**WHAT THE TASK ASKS**
Reproduce all of the material exactly as shown.

**SUPPLIED DATA**
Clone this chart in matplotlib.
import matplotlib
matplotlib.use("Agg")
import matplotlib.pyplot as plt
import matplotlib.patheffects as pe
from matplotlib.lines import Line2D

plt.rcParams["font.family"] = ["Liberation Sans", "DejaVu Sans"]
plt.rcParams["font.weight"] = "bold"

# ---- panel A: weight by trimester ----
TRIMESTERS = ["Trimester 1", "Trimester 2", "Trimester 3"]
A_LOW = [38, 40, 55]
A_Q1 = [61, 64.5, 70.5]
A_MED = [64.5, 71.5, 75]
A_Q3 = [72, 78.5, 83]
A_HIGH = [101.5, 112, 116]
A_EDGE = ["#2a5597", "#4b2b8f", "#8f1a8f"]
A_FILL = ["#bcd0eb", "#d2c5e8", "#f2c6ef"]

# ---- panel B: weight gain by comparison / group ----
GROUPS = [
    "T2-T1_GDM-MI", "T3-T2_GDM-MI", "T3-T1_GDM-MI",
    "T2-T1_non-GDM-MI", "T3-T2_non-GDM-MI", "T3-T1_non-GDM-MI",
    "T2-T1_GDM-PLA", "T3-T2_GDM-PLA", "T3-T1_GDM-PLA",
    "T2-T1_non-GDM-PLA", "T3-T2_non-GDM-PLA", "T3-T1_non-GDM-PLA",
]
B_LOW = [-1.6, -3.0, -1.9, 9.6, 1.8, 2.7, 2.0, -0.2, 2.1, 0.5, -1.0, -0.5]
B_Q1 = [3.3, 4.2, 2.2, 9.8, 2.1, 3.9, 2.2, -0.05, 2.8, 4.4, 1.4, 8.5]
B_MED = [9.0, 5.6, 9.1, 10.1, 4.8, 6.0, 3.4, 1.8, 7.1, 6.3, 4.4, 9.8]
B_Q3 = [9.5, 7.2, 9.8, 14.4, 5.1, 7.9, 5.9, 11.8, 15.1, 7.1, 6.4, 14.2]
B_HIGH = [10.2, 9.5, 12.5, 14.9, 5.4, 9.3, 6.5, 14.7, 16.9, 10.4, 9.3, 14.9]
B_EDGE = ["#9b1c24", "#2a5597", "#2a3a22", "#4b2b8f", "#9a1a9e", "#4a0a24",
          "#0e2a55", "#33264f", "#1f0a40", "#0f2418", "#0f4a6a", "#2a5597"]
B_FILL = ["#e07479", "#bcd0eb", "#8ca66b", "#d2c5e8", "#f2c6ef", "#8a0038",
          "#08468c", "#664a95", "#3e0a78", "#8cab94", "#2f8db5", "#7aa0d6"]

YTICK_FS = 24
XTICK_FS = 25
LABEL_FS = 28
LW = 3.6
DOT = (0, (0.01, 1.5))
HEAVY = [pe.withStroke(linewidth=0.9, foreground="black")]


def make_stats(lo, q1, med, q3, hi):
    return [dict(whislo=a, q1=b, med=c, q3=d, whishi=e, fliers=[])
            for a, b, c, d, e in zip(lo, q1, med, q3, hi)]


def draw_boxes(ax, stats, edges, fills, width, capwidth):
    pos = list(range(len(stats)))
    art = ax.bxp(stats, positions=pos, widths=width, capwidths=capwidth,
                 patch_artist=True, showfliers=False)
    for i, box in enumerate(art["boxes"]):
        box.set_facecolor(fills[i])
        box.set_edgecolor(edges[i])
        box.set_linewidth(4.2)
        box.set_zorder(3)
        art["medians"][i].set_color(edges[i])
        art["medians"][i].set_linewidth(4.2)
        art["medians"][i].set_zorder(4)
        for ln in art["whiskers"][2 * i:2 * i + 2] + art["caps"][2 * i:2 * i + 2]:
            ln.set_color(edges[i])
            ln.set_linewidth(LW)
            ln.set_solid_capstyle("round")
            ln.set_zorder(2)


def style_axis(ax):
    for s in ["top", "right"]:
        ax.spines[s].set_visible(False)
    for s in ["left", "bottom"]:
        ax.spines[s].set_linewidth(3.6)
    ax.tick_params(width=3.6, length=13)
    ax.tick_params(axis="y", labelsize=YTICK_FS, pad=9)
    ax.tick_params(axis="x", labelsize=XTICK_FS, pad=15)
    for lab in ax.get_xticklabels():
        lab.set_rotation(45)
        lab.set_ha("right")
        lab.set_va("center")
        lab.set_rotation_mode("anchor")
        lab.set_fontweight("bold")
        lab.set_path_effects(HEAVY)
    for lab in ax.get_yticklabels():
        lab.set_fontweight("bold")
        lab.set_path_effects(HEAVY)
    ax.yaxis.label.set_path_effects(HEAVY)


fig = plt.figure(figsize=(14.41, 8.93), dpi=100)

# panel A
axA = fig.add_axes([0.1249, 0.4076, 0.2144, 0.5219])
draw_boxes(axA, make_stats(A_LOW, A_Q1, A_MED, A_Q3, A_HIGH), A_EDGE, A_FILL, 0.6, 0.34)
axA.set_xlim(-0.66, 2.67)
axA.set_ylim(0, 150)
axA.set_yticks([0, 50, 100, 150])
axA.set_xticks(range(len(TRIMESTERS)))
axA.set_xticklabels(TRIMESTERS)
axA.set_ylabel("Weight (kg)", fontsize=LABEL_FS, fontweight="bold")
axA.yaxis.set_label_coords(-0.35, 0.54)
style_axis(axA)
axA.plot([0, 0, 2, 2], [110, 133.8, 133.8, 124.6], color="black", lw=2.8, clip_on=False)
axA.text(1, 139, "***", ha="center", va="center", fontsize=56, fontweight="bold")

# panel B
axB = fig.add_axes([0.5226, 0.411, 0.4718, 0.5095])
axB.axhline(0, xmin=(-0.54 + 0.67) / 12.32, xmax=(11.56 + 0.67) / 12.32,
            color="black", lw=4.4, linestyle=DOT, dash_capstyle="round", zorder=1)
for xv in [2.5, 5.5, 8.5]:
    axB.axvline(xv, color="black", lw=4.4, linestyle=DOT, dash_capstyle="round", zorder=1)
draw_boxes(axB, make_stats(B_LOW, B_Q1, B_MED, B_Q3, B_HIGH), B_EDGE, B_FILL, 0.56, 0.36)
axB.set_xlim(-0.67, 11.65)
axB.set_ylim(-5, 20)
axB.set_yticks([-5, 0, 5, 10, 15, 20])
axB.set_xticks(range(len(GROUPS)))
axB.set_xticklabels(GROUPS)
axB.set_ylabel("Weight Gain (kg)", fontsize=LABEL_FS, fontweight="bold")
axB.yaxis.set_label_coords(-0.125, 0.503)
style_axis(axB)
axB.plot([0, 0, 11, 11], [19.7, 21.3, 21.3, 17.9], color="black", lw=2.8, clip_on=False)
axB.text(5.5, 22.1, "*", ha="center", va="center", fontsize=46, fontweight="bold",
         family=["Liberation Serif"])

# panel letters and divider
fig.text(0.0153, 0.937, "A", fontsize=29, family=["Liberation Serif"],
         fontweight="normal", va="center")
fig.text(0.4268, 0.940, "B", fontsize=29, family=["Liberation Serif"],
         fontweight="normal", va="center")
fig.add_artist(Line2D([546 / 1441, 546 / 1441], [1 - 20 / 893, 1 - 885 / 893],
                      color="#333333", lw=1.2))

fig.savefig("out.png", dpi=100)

**TASK SOLUTION**
Clone this chart in matplotlib.
import matplotlib
matplotlib.use("Agg")
import matplotlib.pyplot as plt
import matplotlib.patheffects as pe
from matplotlib.lines import Line2D

plt.rcParams["font.family"] = ["Liberation Sans", "DejaVu Sans"]
plt.rcParams["font.weight"] = "bold"

# ---- panel A: weight by trimester ----
TRIMESTERS = ["Trimester 1", "Trimester 2", "Trimester 3"]
A_LOW = [38, 40, 55]
A_Q1 = [61, 64.5, 70.5]
A_MED = [64.5, 71.5, 75]
A_Q3 = [72, 78.5, 83]
A_HIGH = [101.5, 112, 116]
A_EDGE = ["#2a5597", "#4b2b8f", "#8f1a8f"]
A_FILL = ["#bcd0eb", "#d2c5e8", "#f2c6ef"]

# ---- panel B: weight gain by comparison / group ----
GROUPS = [
    "T2-T1_GDM-MI", "T3-T2_GDM-MI", "T3-T1_GDM-MI",
    "T2-T1_non-GDM-MI", "T3-T2_non-GDM-MI", "T3-T1_non-GDM-MI",
    "T2-T1_GDM-PLA", "T3-T2_GDM-PLA", "T3-T1_GDM-PLA",
    "T2-T1_non-GDM-PLA", "T3-T2_non-GDM-PLA", "T3-T1_non-GDM-PLA",
]
B_LOW = [-1.6, -3.0, -1.9, 9.6, 1.8, 2.7, 2.0, -0.2, 2.1, 0.5, -1.0, -0.5]
B_Q1 = [3.3, 4.2, 2.2, 9.8, 2.1, 3.9, 2.2, -0.05, 2.8, 4.4, 1.4, 8.5]
B_MED = [9.0, 5.6, 9.1, 10.1, 4.8, 6.0, 3.4, 1.8, 7.1, 6.3, 4.4, 9.8]
B_Q3 = [9.5, 7.2, 9.8, 14.4, 5.1, 7.9, 5.9, 11.8, 15.1, 7.1, 6.4, 14.2]
B_HIGH = [10.2, 9.5, 12.5, 14.9, 5.4, 9.3, 6.5, 14.7, 16.9, 10.4, 9.3, 14.9]
B_EDGE = ["#9b1c24", "#2a5597", "#2a3a22", "#4b2b8f", "#9a1a9e", "#4a0a24",
          "#0e2a55", "#33264f", "#1f0a40", "#0f2418", "#0f4a6a", "#2a5597"]
B_FILL = ["#e07479", "#bcd0eb", "#8ca66b", "#d2c5e8", "#f2c6ef", "#8a0038",
          "#08468c", "#664a95", "#3e0a78", "#8cab94", "#2f8db5", "#7aa0d6"]

YTICK_FS = 24
XTICK_FS = 25
LABEL_FS = 28
LW = 3.6
DOT = (0, (0.01, 1.5))
HEAVY = [pe.withStroke(linewidth=0.9, foreground="black")]


def make_stats(lo, q1, med, q3, hi):
    return [dict(whislo=a, q1=b, med=c, q3=d, whishi=e, fliers=[])
            for a, b, c, d, e in zip(lo, q1, med, q3, hi)]


def draw_boxes(ax, stats, edges, fills, width, capwidth):
    pos = list(range(len(stats)))
    art = ax.bxp(stats, positions=pos, widths=width, capwidths=capwidth,
                 patch_artist=True, showfliers=False)
    for i, box in enumerate(art["boxes"]):
        box.set_facecolor(fills[i])
        box.set_edgecolor(edges[i])
        box.set_linewidth(4.2)
        box.set_zorder(3)
        art["medians"][i].set_color(edges[i])
        art["medians"][i].set_linewidth(4.2)
        art["medians"][i].set_zorder(4)
        for ln in art["whiskers"][2 * i:2 * i + 2] + art["caps"][2 * i:2 * i + 2]:
            ln.set_color(edges[i])
            ln.set_linewidth(LW)
            ln.set_solid_capstyle("round")
            ln.set_zorder(2)


def style_axis(ax):
    for s in ["top", "right"]:
        ax.spines[s].set_visible(False)
    for s in ["left", "bottom"]:
        ax.spines[s].set_linewidth(3.6)
    ax.tick_params(width=3.6, length=13)
    ax.tick_params(axis="y", labelsize=YTICK_FS, pad=9)
    ax.tick_params(axis="x", labelsize=XTICK_FS, pad=15)
    for lab in ax.get_xticklabels():
        lab.set_rotation(45)
        lab.set_ha("right")
        lab.set_va("center")
        lab.set_rotation_mode("anchor")
        lab.set_fontweight("bold")
        lab.set_path_effects(HEAVY)
    for lab in ax.get_yticklabels():
        lab.set_fontweight("bold")
        lab.set_path_effects(HEAVY)
    ax.yaxis.label.set_path_effects(HEAVY)


fig = plt.figure(figsize=(14.41, 8.93), dpi=100)

# panel A
axA = fig.add_axes([0.1249, 0.4076, 0.2144, 0.5219])
draw_boxes(axA, make_stats(A_LOW, A_Q1, A_MED, A_Q3, A_HIGH), A_EDGE, A_FILL, 0.6, 0.34)
axA.set_xlim(-0.66, 2.67)
axA.set_ylim(0, 150)
axA.set_yticks([0, 50, 100, 150])
axA.set_xticks(range(len(TRIMESTERS)))
axA.set_xticklabels(TRIMESTERS)
axA.set_ylabel("Weight (kg)", fontsize=LABEL_FS, fontweight="bold")
axA.yaxis.set_label_coords(-0.35, 0.54)
style_axis(axA)
axA.plot([0, 0, 2, 2], [110, 133.8, 133.8, 124.6], color="black", lw=2.8, clip_on=False)
axA.text(1, 139, "***", ha="center", va="center", fontsize=56, fontweight="bold")

# panel B
axB = fig.add_axes([0.5226, 0.411, 0.4718, 0.5095])
axB.axhline(0, xmin=(-0.54 + 0.67) / 12.32, xmax=(11.56 + 0.67) / 12.32,
            color="black", lw=4.4, linestyle=DOT, dash_capstyle="round", zorder=1)
for xv in [2.5, 5.5, 8.5]:
    axB.axvline(xv, color="black", lw=4.4, linestyle=DOT, dash_capstyle="round", zorder=1)
draw_boxes(axB, make_stats(B_LOW, B_Q1, B_MED, B_Q3, B_HIGH), B_EDGE, B_FILL, 0.56, 0.36)
axB.set_xlim(-0.67, 11.65)
axB.set_ylim(-5, 20)
axB.set_yticks([-5, 0, 5, 10, 15, 20])
axB.set_xticks(range(len(GROUPS)))
axB.set_xticklabels(GROUPS)
axB.set_ylabel("Weight Gain (kg)", fontsize=LABEL_FS, fontweight="bold")
axB.yaxis.set_label_coords(-0.125, 0.503)
style_axis(axB)
axB.plot([0, 0, 11, 11], [19.7, 21.3, 21.3, 17.9], color="black", lw=2.8, clip_on=False)
axB.text(5.5, 22.1, "*", ha="center", va="center", fontsize=46, fontweight="bold",
         family=["Liberation Serif"])

# panel letters and divider
fig.text(0.0153, 0.937, "A", fontsize=29, family=["Liberation Serif"],
         fontweight="normal", va="center")
fig.text(0.4268, 0.940, "B", fontsize=29, family=["Liberation Serif"],
         fontweight="normal", va="center")
fig.add_artist(Line2D([546 / 1441, 546 / 1441], [1 - 20 / 893, 1 - 885 / 893],
                      color="#333333", lw=1.2))

fig.savefig("out.png", dpi=100)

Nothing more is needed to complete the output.